• Available data:
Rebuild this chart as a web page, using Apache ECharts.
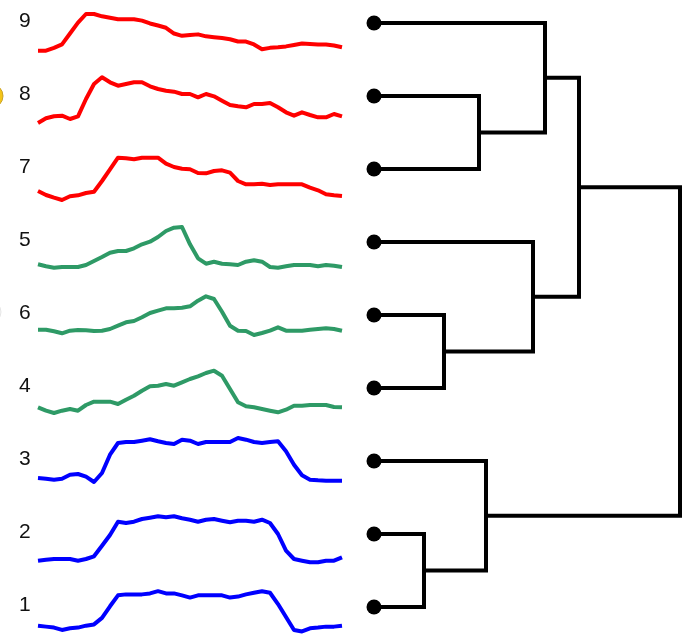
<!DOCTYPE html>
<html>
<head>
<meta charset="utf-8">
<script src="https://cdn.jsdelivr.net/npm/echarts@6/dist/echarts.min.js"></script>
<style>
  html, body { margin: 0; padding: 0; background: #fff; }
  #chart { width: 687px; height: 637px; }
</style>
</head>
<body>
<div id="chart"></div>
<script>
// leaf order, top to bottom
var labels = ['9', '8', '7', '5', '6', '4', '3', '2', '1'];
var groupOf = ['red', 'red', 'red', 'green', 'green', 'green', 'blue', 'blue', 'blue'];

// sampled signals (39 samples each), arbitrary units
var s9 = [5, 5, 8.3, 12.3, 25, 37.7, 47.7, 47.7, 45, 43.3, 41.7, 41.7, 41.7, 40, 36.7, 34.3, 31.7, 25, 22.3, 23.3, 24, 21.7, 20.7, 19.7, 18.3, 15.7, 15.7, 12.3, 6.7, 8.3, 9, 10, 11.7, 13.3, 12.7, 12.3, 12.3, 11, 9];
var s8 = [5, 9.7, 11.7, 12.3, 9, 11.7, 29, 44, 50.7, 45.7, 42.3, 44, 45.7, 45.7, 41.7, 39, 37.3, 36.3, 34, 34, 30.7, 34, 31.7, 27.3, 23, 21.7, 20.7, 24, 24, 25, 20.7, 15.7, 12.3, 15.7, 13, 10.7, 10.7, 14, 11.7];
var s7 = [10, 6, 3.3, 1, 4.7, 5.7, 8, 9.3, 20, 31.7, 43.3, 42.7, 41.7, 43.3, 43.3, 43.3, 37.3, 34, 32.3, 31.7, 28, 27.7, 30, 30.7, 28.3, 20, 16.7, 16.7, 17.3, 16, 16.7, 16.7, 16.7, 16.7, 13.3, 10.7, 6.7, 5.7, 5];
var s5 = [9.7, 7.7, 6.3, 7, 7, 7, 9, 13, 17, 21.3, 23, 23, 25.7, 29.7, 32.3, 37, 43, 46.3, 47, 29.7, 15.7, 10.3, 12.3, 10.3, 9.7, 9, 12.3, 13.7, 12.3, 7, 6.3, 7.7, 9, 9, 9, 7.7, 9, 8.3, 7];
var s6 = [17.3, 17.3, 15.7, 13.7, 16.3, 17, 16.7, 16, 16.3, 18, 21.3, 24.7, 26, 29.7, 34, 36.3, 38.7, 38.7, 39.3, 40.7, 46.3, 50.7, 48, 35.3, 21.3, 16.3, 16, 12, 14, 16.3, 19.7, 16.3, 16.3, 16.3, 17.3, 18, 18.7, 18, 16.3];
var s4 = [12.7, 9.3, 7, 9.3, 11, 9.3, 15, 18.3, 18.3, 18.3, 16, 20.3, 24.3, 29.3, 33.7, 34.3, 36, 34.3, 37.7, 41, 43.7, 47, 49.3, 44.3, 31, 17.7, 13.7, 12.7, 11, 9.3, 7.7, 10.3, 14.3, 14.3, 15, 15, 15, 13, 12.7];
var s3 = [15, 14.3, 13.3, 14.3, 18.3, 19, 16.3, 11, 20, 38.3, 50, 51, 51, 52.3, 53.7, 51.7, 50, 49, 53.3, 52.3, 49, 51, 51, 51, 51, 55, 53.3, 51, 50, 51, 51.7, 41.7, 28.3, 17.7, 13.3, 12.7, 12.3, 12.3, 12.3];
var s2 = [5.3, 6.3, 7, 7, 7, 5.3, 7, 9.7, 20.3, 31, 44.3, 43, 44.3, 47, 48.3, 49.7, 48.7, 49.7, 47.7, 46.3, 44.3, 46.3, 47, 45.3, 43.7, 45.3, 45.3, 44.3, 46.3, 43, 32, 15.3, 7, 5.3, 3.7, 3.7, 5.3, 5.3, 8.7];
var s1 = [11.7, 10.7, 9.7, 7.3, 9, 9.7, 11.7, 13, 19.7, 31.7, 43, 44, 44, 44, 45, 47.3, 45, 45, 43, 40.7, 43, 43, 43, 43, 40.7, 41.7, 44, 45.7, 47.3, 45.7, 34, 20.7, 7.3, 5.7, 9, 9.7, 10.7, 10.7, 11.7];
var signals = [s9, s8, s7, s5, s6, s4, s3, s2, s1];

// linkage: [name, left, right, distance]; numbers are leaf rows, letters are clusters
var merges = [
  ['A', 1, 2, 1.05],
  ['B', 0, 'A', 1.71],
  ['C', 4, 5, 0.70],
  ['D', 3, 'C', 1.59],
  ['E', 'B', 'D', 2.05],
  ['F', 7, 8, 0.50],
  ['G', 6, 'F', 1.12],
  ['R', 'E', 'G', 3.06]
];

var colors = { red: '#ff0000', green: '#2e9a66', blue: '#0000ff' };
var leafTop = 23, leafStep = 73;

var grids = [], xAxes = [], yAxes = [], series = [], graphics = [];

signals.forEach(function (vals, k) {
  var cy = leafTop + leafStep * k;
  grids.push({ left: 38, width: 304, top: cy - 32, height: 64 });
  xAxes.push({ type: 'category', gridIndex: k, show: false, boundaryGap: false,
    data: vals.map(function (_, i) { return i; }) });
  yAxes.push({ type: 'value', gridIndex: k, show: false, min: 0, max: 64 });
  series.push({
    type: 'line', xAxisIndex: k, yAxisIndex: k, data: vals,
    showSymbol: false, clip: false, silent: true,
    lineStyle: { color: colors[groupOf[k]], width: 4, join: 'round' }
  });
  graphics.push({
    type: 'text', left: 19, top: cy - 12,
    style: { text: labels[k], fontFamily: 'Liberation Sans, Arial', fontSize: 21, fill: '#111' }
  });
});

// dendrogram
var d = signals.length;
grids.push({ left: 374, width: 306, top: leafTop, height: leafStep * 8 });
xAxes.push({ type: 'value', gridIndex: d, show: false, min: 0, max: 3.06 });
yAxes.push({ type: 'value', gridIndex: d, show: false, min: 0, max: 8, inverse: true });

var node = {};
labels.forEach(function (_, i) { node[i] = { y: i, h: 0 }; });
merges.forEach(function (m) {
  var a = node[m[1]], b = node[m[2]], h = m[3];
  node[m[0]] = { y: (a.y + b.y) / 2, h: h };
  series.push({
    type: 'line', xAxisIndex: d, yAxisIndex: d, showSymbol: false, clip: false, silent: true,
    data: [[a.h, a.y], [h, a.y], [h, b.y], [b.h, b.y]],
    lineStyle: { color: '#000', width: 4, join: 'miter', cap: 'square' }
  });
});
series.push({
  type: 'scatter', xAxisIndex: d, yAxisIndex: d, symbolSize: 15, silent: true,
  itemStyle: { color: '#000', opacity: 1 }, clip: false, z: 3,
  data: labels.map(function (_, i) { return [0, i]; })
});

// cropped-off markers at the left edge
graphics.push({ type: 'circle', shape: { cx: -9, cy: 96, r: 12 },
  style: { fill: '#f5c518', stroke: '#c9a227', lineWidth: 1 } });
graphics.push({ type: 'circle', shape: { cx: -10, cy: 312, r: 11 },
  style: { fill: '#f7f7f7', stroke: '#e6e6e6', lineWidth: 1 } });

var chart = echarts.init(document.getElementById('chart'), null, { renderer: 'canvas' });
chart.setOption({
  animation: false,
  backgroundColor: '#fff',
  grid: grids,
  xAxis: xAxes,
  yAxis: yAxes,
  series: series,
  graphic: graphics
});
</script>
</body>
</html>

• Stated task:
Write out the listing word for word, omitting the pictures it holds.

• Output below:
Rebuild this chart as a web page, using Apache ECharts.
<!DOCTYPE html>
<html>
<head>
<meta charset="utf-8">
<script src="https://cdn.jsdelivr.net/npm/echarts@6/dist/echarts.min.js"></script>
<style>
  html, body { margin: 0; padding: 0; background: #fff; }
  #chart { width: 687px; height: 637px; }
</style>
</head>
<body>
<div id="chart"></div>
<script>
// leaf order, top to bottom
var labels = ['9', '8', '7', '5', '6', '4', '3', '2', '1'];
var groupOf = ['red', 'red', 'red', 'green', 'green', 'green', 'blue', 'blue', 'blue'];

// sampled signals (39 samples each), arbitrary units
var s9 = [5, 5, 8.3, 12.3, 25, 37.7, 47.7, 47.7, 45, 43.3, 41.7, 41.7, 41.7, 40, 36.7, 34.3, 31.7, 25, 22.3, 23.3, 24, 21.7, 20.7, 19.7, 18.3, 15.7, 15.7, 12.3, 6.7, 8.3, 9, 10, 11.7, 13.3, 12.7, 12.3, 12.3, 11, 9];
var s8 = [5, 9.7, 11.7, 12.3, 9, 11.7, 29, 44, 50.7, 45.7, 42.3, 44, 45.7, 45.7, 41.7, 39, 37.3, 36.3, 34, 34, 30.7, 34, 31.7, 27.3, 23, 21.7, 20.7, 24, 24, 25, 20.7, 15.7, 12.3, 15.7, 13, 10.7, 10.7, 14, 11.7];
var s7 = [10, 6, 3.3, 1, 4.7, 5.7, 8, 9.3, 20, 31.7, 43.3, 42.7, 41.7, 43.3, 43.3, 43.3, 37.3, 34, 32.3, 31.7, 28, 27.7, 30, 30.7, 28.3, 20, 16.7, 16.7, 17.3, 16, 16.7, 16.7, 16.7, 16.7, 13.3, 10.7, 6.7, 5.7, 5];
var s5 = [9.7, 7.7, 6.3, 7, 7, 7, 9, 13, 17, 21.3, 23, 23, 25.7, 29.7, 32.3, 37, 43, 46.3, 47, 29.7, 15.7, 10.3, 12.3, 10.3, 9.7, 9, 12.3, 13.7, 12.3, 7, 6.3, 7.7, 9, 9, 9, 7.7, 9, 8.3, 7];
var s6 = [17.3, 17.3, 15.7, 13.7, 16.3, 17, 16.7, 16, 16.3, 18, 21.3, 24.7, 26, 29.7, 34, 36.3, 38.7, 38.7, 39.3, 40.7, 46.3, 50.7, 48, 35.3, 21.3, 16.3, 16, 12, 14, 16.3, 19.7, 16.3, 16.3, 16.3, 17.3, 18, 18.7, 18, 16.3];
var s4 = [12.7, 9.3, 7, 9.3, 11, 9.3, 15, 18.3, 18.3, 18.3, 16, 20.3, 24.3, 29.3, 33.7, 34.3, 36, 34.3, 37.7, 41, 43.7, 47, 49.3, 44.3, 31, 17.7, 13.7, 12.7, 11, 9.3, 7.7, 10.3, 14.3, 14.3, 15, 15, 15, 13, 12.7];
var s3 = [15, 14.3, 13.3, 14.3, 18.3, 19, 16.3, 11, 20, 38.3, 50, 51, 51, 52.3, 53.7, 51.7, 50, 49, 53.3, 52.3, 49, 51, 51, 51, 51, 55, 53.3, 51, 50, 51, 51.7, 41.7, 28.3, 17.7, 13.3, 12.7, 12.3, 12.3, 12.3];
var s2 = [5.3, 6.3, 7, 7, 7, 5.3, 7, 9.7, 20.3, 31, 44.3, 43, 44.3, 47, 48.3, 49.7, 48.7, 49.7, 47.7, 46.3, 44.3, 46.3, 47, 45.3, 43.7, 45.3, 45.3, 44.3, 46.3, 43, 32, 15.3, 7, 5.3, 3.7, 3.7, 5.3, 5.3, 8.7];
var s1 = [11.7, 10.7, 9.7, 7.3, 9, 9.7, 11.7, 13, 19.7, 31.7, 43, 44, 44, 44, 45, 47.3, 45, 45, 43, 40.7, 43, 43, 43, 43, 40.7, 41.7, 44, 45.7, 47.3, 45.7, 34, 20.7, 7.3, 5.7, 9, 9.7, 10.7, 10.7, 11.7];
var signals = [s9, s8, s7, s5, s6, s4, s3, s2, s1];

// linkage: [name, left, right, distance]; numbers are leaf rows, letters are clusters
var merges = [
  ['A', 1, 2, 1.05],
  ['B', 0, 'A', 1.71],
  ['C', 4, 5, 0.70],
  ['D', 3, 'C', 1.59],
  ['E', 'B', 'D', 2.05],
  ['F', 7, 8, 0.50],
  ['G', 6, 'F', 1.12],
  ['R', 'E', 'G', 3.06]
];

var colors = { red: '#ff0000', green: '#2e9a66', blue: '#0000ff' };
var leafTop = 23, leafStep = 73;

var grids = [], xAxes = [], yAxes = [], series = [], graphics = [];

signals.forEach(function (vals, k) {
  var cy = leafTop + leafStep * k;
  grids.push({ left: 38, width: 304, top: cy - 32, height: 64 });
  xAxes.push({ type: 'category', gridIndex: k, show: false, boundaryGap: false,
    data: vals.map(function (_, i) { return i; }) });
  yAxes.push({ type: 'value', gridIndex: k, show: false, min: 0, max: 64 });
  series.push({
    type: 'line', xAxisIndex: k, yAxisIndex: k, data: vals,
    showSymbol: false, clip: false, silent: true,
    lineStyle: { color: colors[groupOf[k]], width: 4, join: 'round' }
  });
  graphics.push({
    type: 'text', left: 19, top: cy - 12,
    style: { text: labels[k], fontFamily: 'Liberation Sans, Arial', fontSize: 21, fill: '#111' }
  });
});

// dendrogram
var d = signals.length;
grids.push({ left: 374, width: 306, top: leafTop, height: leafStep * 8 });
xAxes.push({ type: 'value', gridIndex: d, show: false, min: 0, max: 3.06 });
yAxes.push({ type: 'value', gridIndex: d, show: false, min: 0, max: 8, inverse: true });

var node = {};
labels.forEach(function (_, i) { node[i] = { y: i, h: 0 }; });
merges.forEach(function (m) {
  var a = node[m[1]], b = node[m[2]], h = m[3];
  node[m[0]] = { y: (a.y + b.y) / 2, h: h };
  series.push({
    type: 'line', xAxisIndex: d, yAxisIndex: d, showSymbol: false, clip: false, silent: true,
    data: [[a.h, a.y], [h, a.y], [h, b.y], [b.h, b.y]],
    lineStyle: { color: '#000', width: 4, join: 'miter', cap: 'square' }
  });
});
series.push({
  type: 'scatter', xAxisIndex: d, yAxisIndex: d, symbolSize: 15, silent: true,
  itemStyle: { color: '#000', opacity: 1 }, clip: false, z: 3,
  data: labels.map(function (_, i) { return [0, i]; })
});

// cropped-off markers at the left edge
graphics.push({ type: 'circle', shape: { cx: -9, cy: 96, r: 12 },
  style: { fill: '#f5c518', stroke: '#c9a227', lineWidth: 1 } });
graphics.push({ type: 'circle', shape: { cx: -10, cy: 312, r: 11 },
  style: { fill: '#f7f7f7', stroke: '#e6e6e6', lineWidth: 1 } });

var chart = echarts.init(document.getElementById('chart'), null, { renderer: 'canvas' });
chart.setOption({
  animation: false,
  backgroundColor: '#fff',
  grid: grids,
  xAxis: xAxes,
  yAxis: yAxes,
  series: series,
  graphic: graphics
});
</script>
</body>
</html>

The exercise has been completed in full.